Subscriptions and AR Commerce Tools as New Revenue Pillars
To stabilise its app monetization strategy, Snap is building a second revenue engine around subscriptions and advanced AR commerce tools. “Other Revenue” climbed 87% year-on-year to USD 285 million (approx. RM1.33 billion), driven primarily by Snapchat+ and premium offerings such as expanded Memories Storage and Lens+. Subscriptions deepen direct relationships with users, provide recurring income and reduce exposure to volatile ad cycles. AI-enhanced Lens experiences play a dual role here: they differentiate the paid tiers and act as an on-ramp for brands exploring AR commerce tools, from try-ons to interactive product demos. On the hardware front, Snap is preparing new Specs smart glasses, supported by a growing Lens Studio and Snap OS developer ecosystem.
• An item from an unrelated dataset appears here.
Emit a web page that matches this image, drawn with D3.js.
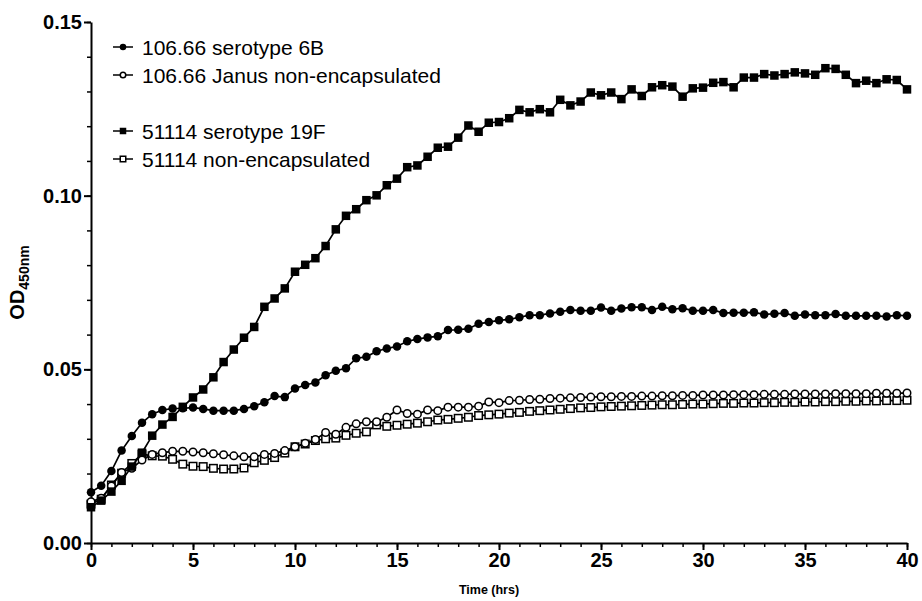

Lens submissions for the forthcoming Specs rose 28%, hinting at a future where AI, AR and commerce converge in wearables that extend Snapchat’s conversational and commercial capabilities beyond the phone screen.
The Broader Shift: Super-App Ambitions Without Losing Identity
Snapchat’s evolution mirrors a broader industry pattern: social apps are expanding into multi-purpose ecosystems that blend communication, creators, gaming, AI and shopping. Yet Snap is pursuing this shift while trying to preserve its identity as a friend-first platform. By centring private chats and authentic camera content, it avoids the trap of becoming just another algorithmic video feed. Instead, it layers Snapchat AI features, conversational ads and AR commerce tools onto existing behaviours, turning everyday messaging into an on-ramp for discovery and transactions. This diversification comes as competition from other AI-heavy platforms intensifies and large-brand ad budgets remain uneven. Regulatory scrutiny around privacy, AI governance and youth safety also looms. The strategic bet is clear: if conversations are where attention truly lives, then embedding AI, AR and subscriptions directly into those threads may give Snap a differentiated path to sustainable growth – and a blueprint for the next generation of communication-led commerce.